Serve in slices, with fresh berries and whipped cream.
Crème Anglaise
An Angel Cake is sometimes quoted as a solution for using up ‘surplus’ egg whites (from making, eg pasta noodles). Contrary-wise, if the cake itself is the priority, there are now a lot of surplus egg yolks.
They can be stored overnight in the fridge (keep them in a container where they are exposed to as little air as possible), and used for other purposes. With a quantity of eight, a Crème Anglaise (a custard and a traditional base for making ice-cream) is one solution.
The recipe below is a shortcut method for the custard made in a steam oven – the alternative/traditional method uses a saucepan, scalded milk, a gentle heat and some careful stirring – which all takes a bit more hands-on effort, if not more time, and carries a lot more jeopardy.
Crème Anglaise (steam oven method)
Ingredients:
8 egg yolks
160g caster sugar
1-2 tsp vanilla bean paste
600ml double cream
100ml milk
Method:
Blend together egg yolks + sugar, then add vanilla (be generous) and, gradually, the cream and milk.
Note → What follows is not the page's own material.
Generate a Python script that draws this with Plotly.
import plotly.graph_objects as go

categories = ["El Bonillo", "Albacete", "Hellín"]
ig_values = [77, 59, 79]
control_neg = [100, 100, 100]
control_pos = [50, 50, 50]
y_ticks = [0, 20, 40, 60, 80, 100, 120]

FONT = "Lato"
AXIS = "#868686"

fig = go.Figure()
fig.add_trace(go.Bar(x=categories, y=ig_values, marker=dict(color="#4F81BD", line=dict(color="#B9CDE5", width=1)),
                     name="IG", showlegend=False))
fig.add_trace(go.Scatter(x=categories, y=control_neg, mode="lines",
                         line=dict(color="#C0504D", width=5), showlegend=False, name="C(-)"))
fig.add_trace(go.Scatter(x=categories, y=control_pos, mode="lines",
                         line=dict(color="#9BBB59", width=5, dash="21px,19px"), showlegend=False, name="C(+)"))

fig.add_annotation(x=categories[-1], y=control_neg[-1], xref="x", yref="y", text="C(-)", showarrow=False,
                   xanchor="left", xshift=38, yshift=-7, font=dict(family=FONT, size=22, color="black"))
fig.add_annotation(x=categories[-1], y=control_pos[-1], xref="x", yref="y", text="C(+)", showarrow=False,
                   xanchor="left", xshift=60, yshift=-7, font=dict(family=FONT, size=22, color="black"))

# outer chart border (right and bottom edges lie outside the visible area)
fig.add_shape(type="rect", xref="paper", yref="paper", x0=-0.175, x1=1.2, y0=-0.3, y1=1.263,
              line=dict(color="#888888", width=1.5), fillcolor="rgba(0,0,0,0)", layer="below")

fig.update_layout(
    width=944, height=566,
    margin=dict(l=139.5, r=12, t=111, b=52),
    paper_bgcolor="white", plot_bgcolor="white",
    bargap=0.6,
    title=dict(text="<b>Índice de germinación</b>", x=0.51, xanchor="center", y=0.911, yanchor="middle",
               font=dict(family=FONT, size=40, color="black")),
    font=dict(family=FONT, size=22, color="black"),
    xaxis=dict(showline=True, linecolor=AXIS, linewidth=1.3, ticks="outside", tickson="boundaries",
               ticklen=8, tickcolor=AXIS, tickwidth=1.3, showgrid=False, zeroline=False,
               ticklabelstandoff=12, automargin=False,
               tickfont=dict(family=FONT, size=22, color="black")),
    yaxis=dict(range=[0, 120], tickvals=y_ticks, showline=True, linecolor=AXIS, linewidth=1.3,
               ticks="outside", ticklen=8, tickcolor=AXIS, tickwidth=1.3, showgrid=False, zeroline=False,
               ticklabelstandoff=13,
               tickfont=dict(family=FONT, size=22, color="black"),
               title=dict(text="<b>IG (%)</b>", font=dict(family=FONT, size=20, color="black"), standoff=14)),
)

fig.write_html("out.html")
You don’t want to whisk too much air into the mix, just that all should be blended evenly.
Pour into clean glass jars (with heat-proof lids) and put in (pre-heated) oven, with lids on, at 83ºC on a steam setting – steam for 30-40 minutes.
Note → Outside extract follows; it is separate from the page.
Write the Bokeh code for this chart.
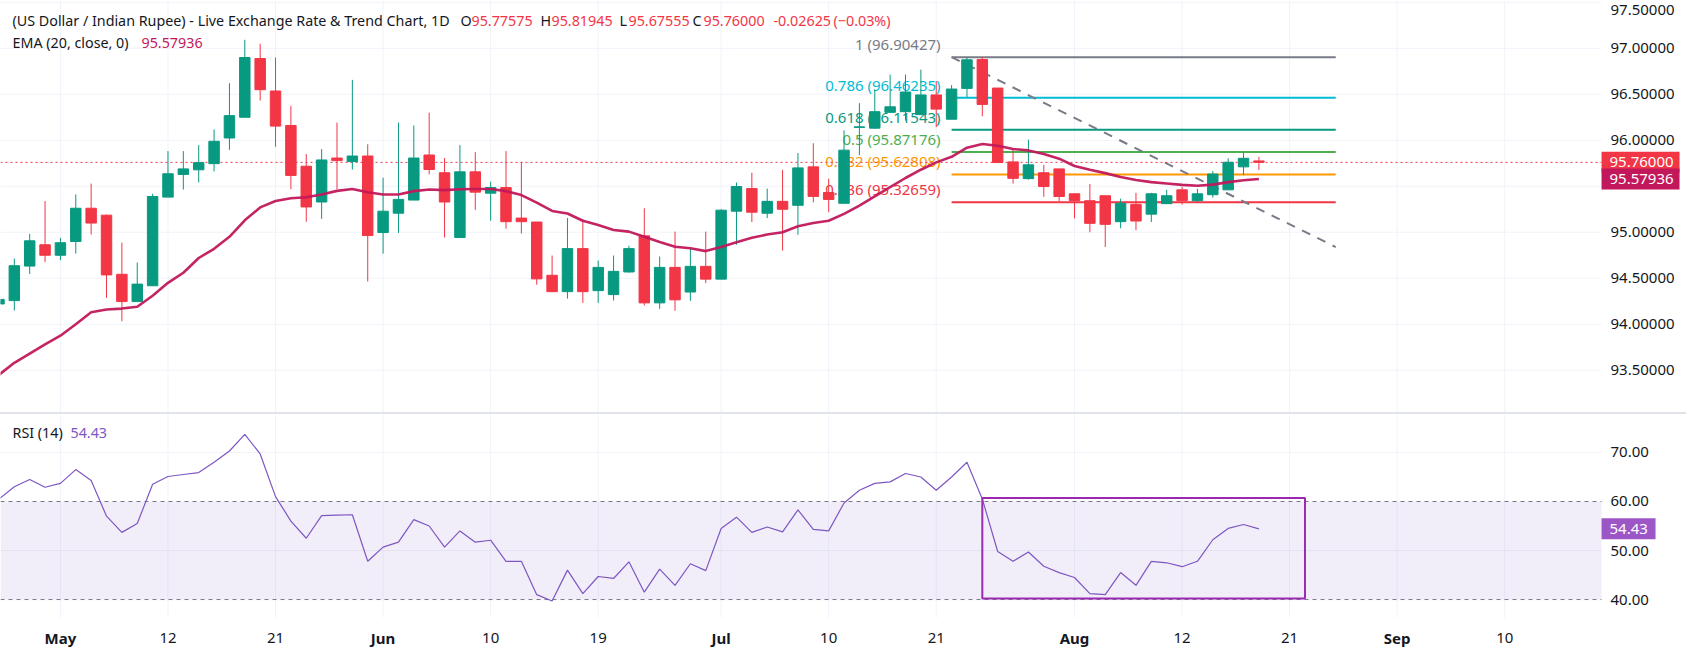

The custard is cooked once it has thickened (NB: above 83ºC you risk scrambling the egg, below it you may not get the custard to thicken, so be precise with the temperature). It can be used as is as hot custard or, if to be used later or for ice-cream, cool down immediately over ice (it needs to chill quickly), then keep chilled at fridge temperature. Should you be lucky enough to have access to a blast chiller, use it – this is where it comes into its own.
A crème anglaise will hold in the fridge for two days (max) – or, if churned and frozen into ice cream (in an ice cream maker, or by stirring/manually churning it regularly while it freezes in a container in the freezer), it can be stored frozen for up to two weeks.
The ice-cream in the image is churned with toasted, candied, crushed almonds.